### DIRECTIONS FOR THIS TASK
Copy each line of the data below exactly, leaving out pictures.

### DATA SHOWN
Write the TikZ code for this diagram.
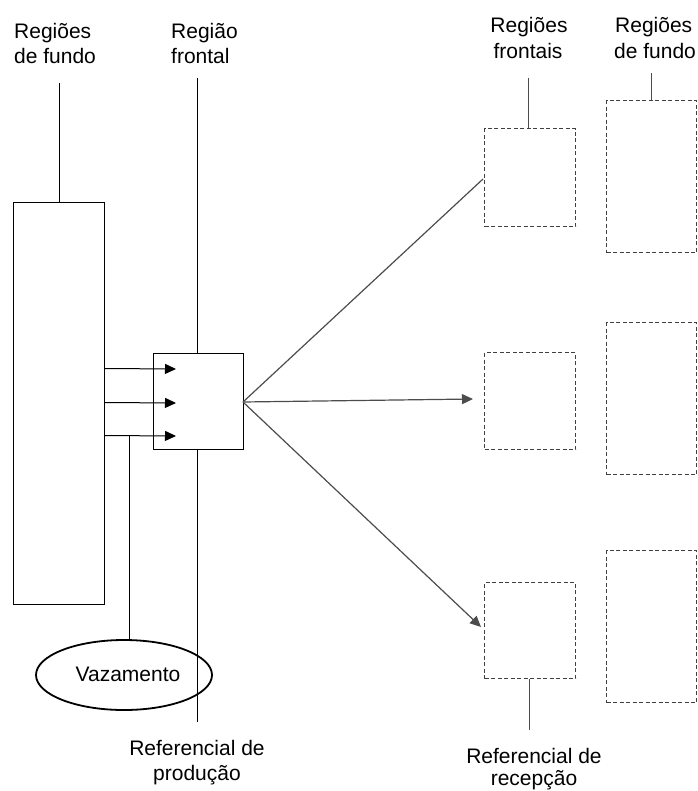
\documentclass[tikz,border=0pt]{standalone}
\usepackage{fontspec}
\setmainfont{Liberation Sans}
\usetikzlibrary{arrows.meta,shapes.geometric}
\begin{document}
\begin{tikzpicture}[x=1pt,y=-1pt,
  lbl/.style={inner sep=0pt,font=\fontsize{21}{26}\selectfont},
  solidbox/.style={draw=black,line width=1.1pt,fill=white},
  dashbox/.style={draw=black!75,line width=1.1pt,dash pattern=on 4pt off 2.5pt},
  conn/.style={draw=black,line width=1pt},
  gconn/.style={draw=black!70,line width=1.2pt},
  arr/.style={-{Triangle[length=11pt,width=10pt]}}
]
\useasboundingbox (0,0) rectangle (697,791);
% labels
\node[lbl,anchor=base west] (l1a) at (14,39) {Regiões};
\node[lbl,anchor=base west] (l1b) at (14,64) {de fundo};
\node[lbl,anchor=base west] (l2a) at (171,39) {Região};
\node[lbl,anchor=base west] (l2b) at (171,64) {frontal};
\node[lbl,anchor=base] (l3a) at (529,33) {Regiões};
\node[lbl,anchor=base] (l3b) at (528,59) {frontais};
\node[lbl,anchor=base west] (l4a) at (615,33) {Regiões};
\node[lbl,anchor=base west] (l4b) at (614,59) {de fundo};
\node[lbl,anchor=base] (l5a) at (197,755) {Referencial de};
\node[lbl,anchor=base] (l5b) at (197,780) {produção};
\node[lbl,anchor=base] (l6a) at (534,763) {Referencial de};
\node[lbl,anchor=base] (l6b) at (534,785) {recepção};
% coordinates
\coordinate (t1) at (59.5,83);
\coordinate (t2) at (197.5,78);
\coordinate (t2b) at (197.5,722);
\coordinate (t3) at (528.5,78);
\coordinate (t4) at (651.5,73);
\coordinate (t6) at (529.5,730);
% production frame line (behind box)
\draw[conn] (t2) -- (t2b);
% tall left box
\node[solidbox,minimum width=91pt,minimum height=402pt,inner sep=0pt,anchor=north west] (bg) at (13,202) {};
\draw[conn] (t1) -- (t1 |- bg.north);
% small front box
\node[solidbox,minimum width=90pt,minimum height=96pt,inner sep=0pt,anchor=north west] (fr) at (153,353) {};
% arrows into front box
\coordinate (a1) at (104,368.5);
\coordinate (a2) at (104,402.5);
\coordinate (a3) at (104,435.5);
\draw[conn,arr] (a1) -- (176,369);
\draw[conn,arr] (a2) -- (176,403);
\draw[conn,arr] (a3) -- (176,436);
% leakage
\node[ellipse,draw=black,line width=1.8pt,minimum width=176pt,minimum height=70pt,inner sep=0pt] (vz) at (124,675) {};
\node[lbl,anchor=base] (vzt) at (128,681) {Vazamento};
\coordinate (lk) at (129.5,436);
\draw[conn] (lk) -- (129.5,639);
% reception boxes
\node[dashbox,minimum width=91pt,minimum height=98pt,inner sep=0pt,anchor=north west] (f1) at (484,128) {};
\node[dashbox,minimum width=91pt,minimum height=97pt,inner sep=0pt,anchor=north west] (f2) at (484,352) {};
\node[dashbox,minimum width=91pt,minimum height=96pt,inner sep=0pt,anchor=north west] (f3) at (484,582) {};
\node[dashbox,minimum width=90pt,minimum height=152pt,inner sep=0pt,anchor=north west] (b1) at (606,100) {};
\node[dashbox,minimum width=90pt,minimum height=152pt,inner sep=0pt,anchor=north west] (b2) at (606,322) {};
\node[dashbox,minimum width=90pt,minimum height=152pt,inner sep=0pt,anchor=north west] (b3) at (606,550) {};
\draw[gconn] (t3) -- (t3 |- f1.north);
\draw[gconn] (t4) -- (t4 |- b1.north);
\draw[gconn] (t6 |- f3.south) -- (t6);
% rays from front box
\coordinate (o) at (243,402);
\coordinate (e1) at (483,179);
\coordinate (e2) at (473,399);
\coordinate (e3) at (481,627);
\draw[gconn] (o) -- (e1);
\draw[gconn,arr] (o) -- (e2);
\draw[gconn,arr] (o) -- (e3);
\end{tikzpicture}
\end{document}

### EXERCISE ANSWER
Write the TikZ code for this diagram.
\documentclass[tikz,border=0pt]{standalone}
\usepackage{fontspec}
\setmainfont{Liberation Sans}
\usetikzlibrary{arrows.meta,shapes.geometric}
\begin{document}
\begin{tikzpicture}[x=1pt,y=-1pt,
  lbl/.style={inner sep=0pt,font=\fontsize{21}{26}\selectfont},
  solidbox/.style={draw=black,line width=1.1pt,fill=white},
  dashbox/.style={draw=black!75,line width=1.1pt,dash pattern=on 4pt off 2.5pt},
  conn/.style={draw=black,line width=1pt},
  gconn/.style={draw=black!70,line width=1.2pt},
  arr/.style={-{Triangle[length=11pt,width=10pt]}}
]
\useasboundingbox (0,0) rectangle (697,791);
% labels
\node[lbl,anchor=base west] (l1a) at (14,39) {Regiões};
\node[lbl,anchor=base west] (l1b) at (14,64) {de fundo};
\node[lbl,anchor=base west] (l2a) at (171,39) {Região};
\node[lbl,anchor=base west] (l2b) at (171,64) {frontal};
\node[lbl,anchor=base] (l3a) at (529,33) {Regiões};
\node[lbl,anchor=base] (l3b) at (528,59) {frontais};
\node[lbl,anchor=base west] (l4a) at (615,33) {Regiões};
\node[lbl,anchor=base west] (l4b) at (614,59) {de fundo};
\node[lbl,anchor=base] (l5a) at (197,755) {Referencial de};
\node[lbl,anchor=base] (l5b) at (197,780) {produção};
\node[lbl,anchor=base] (l6a) at (534,763) {Referencial de};
\node[lbl,anchor=base] (l6b) at (534,785) {recepção};
% coordinates
\coordinate (t1) at (59.5,83);
\coordinate (t2) at (197.5,78);
\coordinate (t2b) at (197.5,722);
\coordinate (t3) at (528.5,78);
\coordinate (t4) at (651.5,73);
\coordinate (t6) at (529.5,730);
% production frame line (behind box)
\draw[conn] (t2) -- (t2b);
% tall left box
\node[solidbox,minimum width=91pt,minimum height=402pt,inner sep=0pt,anchor=north west] (bg) at (13,202) {};
\draw[conn] (t1) -- (t1 |- bg.north);
% small front box
\node[solidbox,minimum width=90pt,minimum height=96pt,inner sep=0pt,anchor=north west] (fr) at (153,353) {};
% arrows into front box
\coordinate (a1) at (104,368.5);
\coordinate (a2) at (104,402.5);
\coordinate (a3) at (104,435.5);
\draw[conn,arr] (a1) -- (176,369);
\draw[conn,arr] (a2) -- (176,403);
\draw[conn,arr] (a3) -- (176,436);
% leakage
\node[ellipse,draw=black,line width=1.8pt,minimum width=176pt,minimum height=70pt,inner sep=0pt] (vz) at (124,675) {};
\node[lbl,anchor=base] (vzt) at (128,681) {Vazamento};
\coordinate (lk) at (129.5,436);
\draw[conn] (lk) -- (129.5,639);
% reception boxes
\node[dashbox,minimum width=91pt,minimum height=98pt,inner sep=0pt,anchor=north west] (f1) at (484,128) {};
\node[dashbox,minimum width=91pt,minimum height=97pt,inner sep=0pt,anchor=north west] (f2) at (484,352) {};
\node[dashbox,minimum width=91pt,minimum height=96pt,inner sep=0pt,anchor=north west] (f3) at (484,582) {};
\node[dashbox,minimum width=90pt,minimum height=152pt,inner sep=0pt,anchor=north west] (b1) at (606,100) {};
\node[dashbox,minimum width=90pt,minimum height=152pt,inner sep=0pt,anchor=north west] (b2) at (606,322) {};
\node[dashbox,minimum width=90pt,minimum height=152pt,inner sep=0pt,anchor=north west] (b3) at (606,550) {};
\draw[gconn] (t3) -- (t3 |- f1.north);
\draw[gconn] (t4) -- (t4 |- b1.north);
\draw[gconn] (t6 |- f3.south) -- (t6);
% rays from front box
\coordinate (o) at (243,402);
\coordinate (e1) at (483,179);
\coordinate (e2) at (473,399);
\coordinate (e3) at (481,627);
\draw[gconn] (o) -- (e1);
\draw[gconn,arr] (o) -- (e2);
\draw[gconn,arr] (o) -- (e3);
\end{tikzpicture}
\end{document}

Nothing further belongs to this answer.